Ao contato daquela mãozinha microscópica que se me apoiava no ombro, experimentei uma sensação indescritível. Um calafrio agradável me percorreu todo o corpo. O meu sangue se transformara, de repente, em lavas. O peito arfava-me. Despertaram os instintos da carne. Só tinha um pensamento: gozar. Entregar-me a uma orgia digna dos tempos romanos.
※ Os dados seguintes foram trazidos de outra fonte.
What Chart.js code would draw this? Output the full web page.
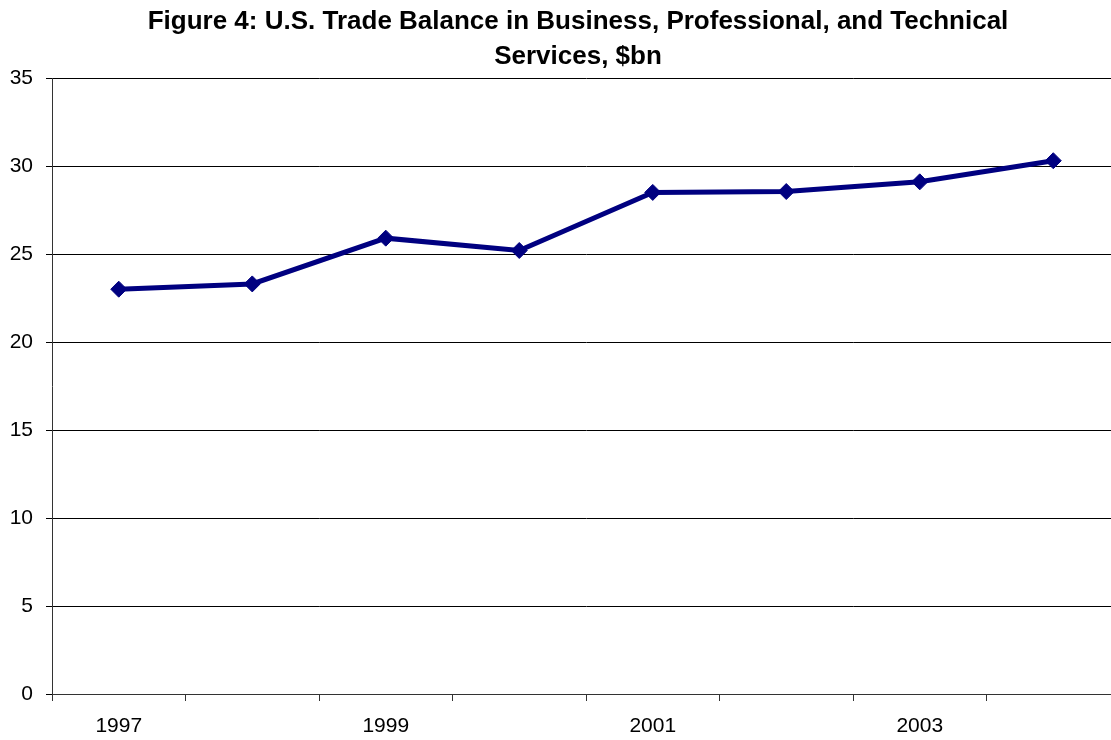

Descidas as escadas, tomamos um automóvel. Não podia mais resistir. Mandei que o carro corresse, corresse vertiginosamente... qualquer direção. Enlacei aquele corpo esguio e voluptuoso. Vergara-se, quebrando-se, quase, à pressão formidável dos meus muculos. Só os lábios rubros se me apareciam descobertos. Sorvia beijos sobre beijos… A loucura pouco a pouco de mim se apoderava. Quis arrancar-lhe a máscara. Queria devorar de beijos o rosto belo e encantador que, certamente, se escondia sob o pano preto.

O dominó, com uma força sobre-humana, pegou-me os pulsos, subjugando-me.

— Quer saber quem sou eu? Está bem, far-lhe-ei a vontade.

E, enquanto com uma das mãos me sustinha manietado, com a outra ia retirando a máscara.

Apareceu-me, horripilante, um rosto horrendo, hediondo, que me fizera gelar o sangue nas veias.

—Ah! Ah! Quer saber quem sou? Sou o que resta das tuas ilusões.

Loucura, tudo loucura!

Eu estava doido. Coisas do Carnaval!


Fevereiro, 1927.


Notas:

1Pseudônimo de Cláudio de Mendonça (1888 – 1954).

2 Fantasia composta de máscara e manto com capuz.